For May 2017, Andrea has picked "A Monster Calls: Inspired by an idea from Siobhan Dowd" by Patrick Ness.
DID YOU KNOW?
A Monster Calls was made into a movie:
a 2016 dark fantasy drama film directed by J. A. Bayona and written by Patrick Ness, based on his novel of the same name. The film stars Sigourney Weaver, Felicity Jones, Toby Kebbell, Lewis MacDougall, and Liam Neeson, and tells the story of Conor (MacDougal), a child whose mother (Jones) is terminally ill; one night, he is visited by a giant tree-like monster (Neeson), who states that he will come back and tell him three stories.
ABOUT THE BOOK
A #1 New York Times bestseller
An unflinching, darkly
funny, and deeply moving story of a boy, his seriously ill mother,
and an unexpected monstrous visitor.
At seven minutes past
midnight, thirteen-year-old Conor wakes to find a monster outside his
bedroom window. But it isn't the monster Conor's been expecting-- he's
been expecting the one from his nightmare, the nightmare he's had nearly
every night since his mother started her treatments. The monster in his
backyard is different. It's ancient. And wild. And it wants something
from Conor. Something terrible and dangerous. It wants the truth. From
the final idea of award-winning author Siobhan Dowd-- whose premature
death from cancer prevented her from writing it herself-- Patrick Ness
has spun a haunting and darkly funny novel of mischief, loss, and
monsters both real and imagined.
ABOUT THE AUTHOR
As a child
I was born on an army base called Fort Belvoir, near
Alexandria, Virginia, in the United States. My father was a drill
sergeant in the US Army, but much nicer than that makes him seem. I only
stayed at Fort Belvoir for the first four months of my life and have
never even been back to the East Coast of America. We moved to Hawaii,
where I lived until I was almost six. I went to kindergarten there, and
we used to have field trips down to Waikiki Beach. I once picked up a
living sea urchin and got about a hundred needle pricks in the palm of
my hand. I made up stories all the time as a kid, though I was usually
too embarrassed to show them to anybody.
As an adult
I've only
ever really wanted to be a writer. I studied English Literature at the
University of Southern California, and when I graduated, I got a job as a
corporate writer at a cable company in Los Angeles, writing manuals and
speeches and once even an advertisement for the Gilroy, California
Garlic Festival. I got my first story published in Genre magazine in
1997 and was working on my first novel, The Crash of Hennington, when I
moved to London in 1999. I've lived here ever since. I taught Creative
Writing at Oxford University for three years, usually to students older
than I was.
As an artist
So far, I've published two books for
adults, a novel called The Crash of Hennington and a short story
collection called Topics About Which I Know Nothing, a title which
seemed funny at the time but less so 10,000 mentions later... Here's a
helpful hint if you want to be a writer: When I'm working on a first
draft, all I write is 1000 words a day, which isn't that much (I started
out with 300, then moved up to 500, now I can do 1000 easy). And if I
write my 1000 words, I'm done for the day, even if it only took an hour
(it usually takes more, of course, but not always). Novels are anywhere
from 60,000 words on up, so it's possible that just sixty days later you
might have a whole first draft. The Knife of Never Letting Go is
112,900 words and took about seven months to get a good first draft.

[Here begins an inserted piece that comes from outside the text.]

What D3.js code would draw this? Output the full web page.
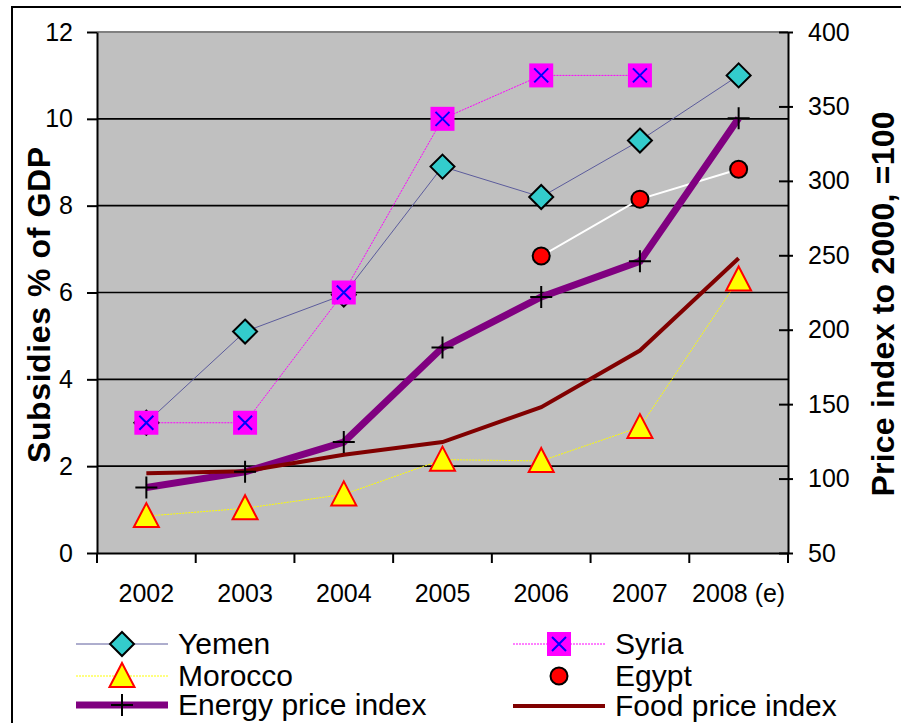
<!DOCTYPE html>
<html>
<head>
<meta charset="utf-8">
<script src="https://cdn.jsdelivr.net/npm/d3@7"></script>
<style>
body { margin: 0; background: #fff; }
text { font-family: "Liberation Sans", Arial, sans-serif; }
</style>
</head>
<body>
<script>
// chart data
var years = ["2002", "2003", "2004", "2005", "2006", "2007", "2008 (e)"];
var yemen = [3.0, 5.1, 5.95, 8.9, 8.2, 9.5, 11.0];
var syria = [3.0, 3.0, 6.0, 10.0, 11.0, 11.0, null];
var morocco = [0.85, 1.03, 1.35, 2.15, 2.12, 2.9, 6.3];
var egypt = [null, null, null, null, 6.84, 8.15, 8.84];
var energy = [94, 104.5, 124.5, 188, 222, 246, 342];
var food = [103.5, 105, 116, 124.5, 148, 186, 248];
var leftTicks = [0, 2, 4, 6, 8, 10, 12];
var rightTicks = [50, 100, 150, 200, 250, 300, 350, 400];

var W = 901, H = 723;
var pL = 97, pR = 788, pT = 32, pB = 553;

var svg = d3.select("body").append("svg")
	.attr("width", W)
	.attr("height", H);

// outer chart border
svg.append("rect")
	.attr("x", 12).attr("y", 7)
	.attr("width", 950).attr("height", 760)
	.attr("fill", "#fff")
	.attr("stroke", "#000")
	.attr("stroke-width", 2);

var x = d3.scaleBand().domain(years).range([pL, pR]);
var yL = d3.scaleLinear().domain([0, 12]).range([pB, pT]);
var yR = d3.scaleLinear().domain([50, 400]).range([pB, pT]);
function cx(d, i) { return x(years[i]) + x.bandwidth() / 2; }

// plot area
svg.append("rect")
	.attr("x", pL).attr("y", pT)
	.attr("width", pR - pL).attr("height", pB - pT)
	.attr("fill", "#c0c0c0");
svg.append("line")
	.attr("x1", pL).attr("x2", pR)
	.attr("y1", pT).attr("y2", pT)
	.attr("stroke", "#808080").attr("stroke-width", 2);

// gridlines
svg.selectAll(".grid")
	.data([2, 4, 6, 8, 10])
	.enter().append("line")
	.attr("x1", pL).attr("x2", pR)
	.attr("y1", function(d) { return yL(d); })
	.attr("y2", function(d) { return yL(d); })
	.attr("stroke", "#000").attr("stroke-width", 1.6);

// axes
var axL = svg.append("g")
	.attr("transform", "translate(" + pL + ",0)")
	.call(d3.axisLeft(yL).tickValues(leftTicks).tickSize(10).tickPadding(14).tickSizeOuter(0));
var axR = svg.append("g")
	.attr("transform", "translate(" + pR + ",0)")
	.call(d3.axisRight(yR).tickValues(rightTicks).tickSize(5).tickPadding(15).tickSizeOuter(0));
axR.selectAll(".tick line").attr("x1", -9);
var axB = svg.append("g")
	.attr("transform", "translate(0," + pB + ")")
	.call(d3.axisBottom(x).tickSize(0).tickPadding(31).tickSizeOuter(0));
// ticks at category boundaries
axB.selectAll(".bound")
	.data(years.concat(["end"]))
	.enter().append("line")
	.attr("x1", function(d, i) { return i < years.length ? x(d) : pR; })
	.attr("x2", function(d, i) { return i < years.length ? x(d) : pR; })
	.attr("y1", 0).attr("y2", 10)
	.attr("stroke", "#000").attr("stroke-width", 2);

[axL, axR, axB].forEach(function(g) {
	g.selectAll(".domain").attr("stroke", "#000").attr("stroke-width", 2);
	g.selectAll(".tick line").attr("stroke", "#000").attr("stroke-width", 2);
	g.selectAll("text")
		.attr("fill", "#000")
		.style("font-size", "25px")
		.style("font-family", '"Liberation Sans", Arial, sans-serif');
});

// axis titles
svg.append("text")
	.attr("transform", "translate(50,305) rotate(-90)")
	.attr("text-anchor", "middle")
	.style("font-size", "32px").style("font-weight", "bold")
	.attr("textLength", 316)
	.text("Subsidies % of GDP");
svg.append("text")
	.attr("transform", "translate(894,304) rotate(-90)")
	.attr("text-anchor", "middle")
	.style("font-size", "32px").style("font-weight", "bold")
	.attr("textLength", 385)
	.text("Price index to 2000, =100");

// marker helpers
function diamond(g) {
	g.append("path").attr("d", "M0,-12L12,0L0,12L-12,0Z")
		.attr("fill", "#33cccc").attr("stroke", "#000").attr("stroke-width", 2);
}
function square(g) {
	g.append("rect").attr("x", -12).attr("y", -12).attr("width", 24).attr("height", 24)
		.attr("fill", "#ff00ff");
	g.append("path").attr("d", "M-7,-7L7,7M-7,7L7,-7")
		.attr("stroke", "#0000ff").attr("stroke-width", 2);
}
function triangle(g) {
	g.append("path").attr("d", "M0,-13L12.5,11L-12.5,11Z")
		.attr("fill", "#ffff00").attr("stroke", "#ff0000").attr("stroke-width", 2);
}
function dot(g) {
	g.append("circle").attr("r", 8.5)
		.attr("fill", "#ff0000").attr("stroke", "#000").attr("stroke-width", 2);
}
function plus(g) {
	g.append("path").attr("d", "M-11,0L11,0M0,-11L0,11")
		.attr("stroke", "#000").attr("stroke-width", 2);
}

var series = [
	{ name: "Yemen", vals: yemen, y: yL, color: "#5c5c9c", width: 1, dash: null, marker: diamond },
	{ name: "Syria", vals: syria, y: yL, color: "#ff00ff", width: 1, dash: "2,1", marker: square },
	{ name: "Morocco", vals: morocco, y: yL, color: "#ffff00", width: 1, dash: "2,1", marker: triangle },
	{ name: "Egypt", vals: egypt, y: yL, color: "#ffffff", width: 2, dash: null, marker: dot },
	{ name: "Energy price index", vals: energy, y: yR, color: "#800080", width: 7, dash: null, marker: plus },
	{ name: "Food price index", vals: food, y: yR, color: "#800000", width: 4, dash: null, marker: null }
];

series.forEach(function(s) {
	var line = d3.line()
		.defined(function(d) { return d != null; })
		.x(cx)
		.y(function(d) { return s.y(d); });
	svg.append("path")
		.datum(s.vals)
		.attr("d", line)
		.attr("fill", "none")
		.attr("stroke", s.color)
		.attr("stroke-width", s.width)
		.attr("stroke-dasharray", s.dash);
});
series.forEach(function(s) {
	if (!s.marker) return;
	s.vals.forEach(function(d, i) {
		if (d == null) return;
		var g = svg.append("g")
			.attr("transform", "translate(" + cx(d, i) + "," + s.y(d) + ")");
		s.marker(g);
	});
});

// legend
var legendPos = [
	{ lx: 76, ly: 644 }, { lx: 513, ly: 644 },
	{ lx: 76, ly: 676 }, { lx: 513, ly: 676 },
	{ lx: 76, ly: 705 }, { lx: 513, ly: 706 }
];
series.forEach(function(s, j) {
	var p = legendPos[j];
	var g = svg.append("g").attr("transform", "translate(" + p.lx + "," + p.ly + ")");
	g.append("line").attr("x1", 0).attr("x2", 92)
		.attr("stroke", s.color)
		.attr("stroke-width", s.width)
		.attr("stroke-dasharray", s.dash);
	if (s.marker) {
		var m = g.append("g").attr("transform", "translate(46,0)");
		s.marker(m);
	}
	g.append("text")
		.attr("x", 102).attr("y", 10)
		.style("font-size", "30px")
		.text(s.name);
});
</script>
</body>
</html>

Lots of rewrites followed. That's the fun part, where the book really
starts to come together just exactly how you see it, the part where you
feel like a real writer.
Things you didn't know about Patrick Ness
1. I have a tattoo of a rhinoceros.
2. I have run two marathons.
3. I am a certified scuba diver.
4. I wrote a radio comedy about vampires.
5. I have never been to New York City but...
6. I have been to Sydney, Auckland and Tokyo.
7. I was accepted into film school but turned it down to study writing.
8.
I was a goth as a teenager (well, as much of a goth as you could be in
Tacoma, Washington and still have to go to church every Sunday).
9. I am no longer a goth.
10. Under no circumstances will I eat onions.
*******
Patrick
Ness is the author of the Chaos Walking trilogy. The Knife of Never
Letting Go, Book One of the trilogy, won the Guardian Children's Fiction
Prize and the Booktrust Teenage Prize. The Ask and The Answer, the
second book in the trilogy won the Costa Children's Book Award 2009. The
third book, Monsters of Men, was released in September 2010.
He
has also written a novel (The Crash of Hennington) and a short story
collection (Topics About Which I Know Nothing) for adults, has taught
Creative Writing at Oxford University, and is a literary critic for the
Guardian. Born in Virginia, he lives in London.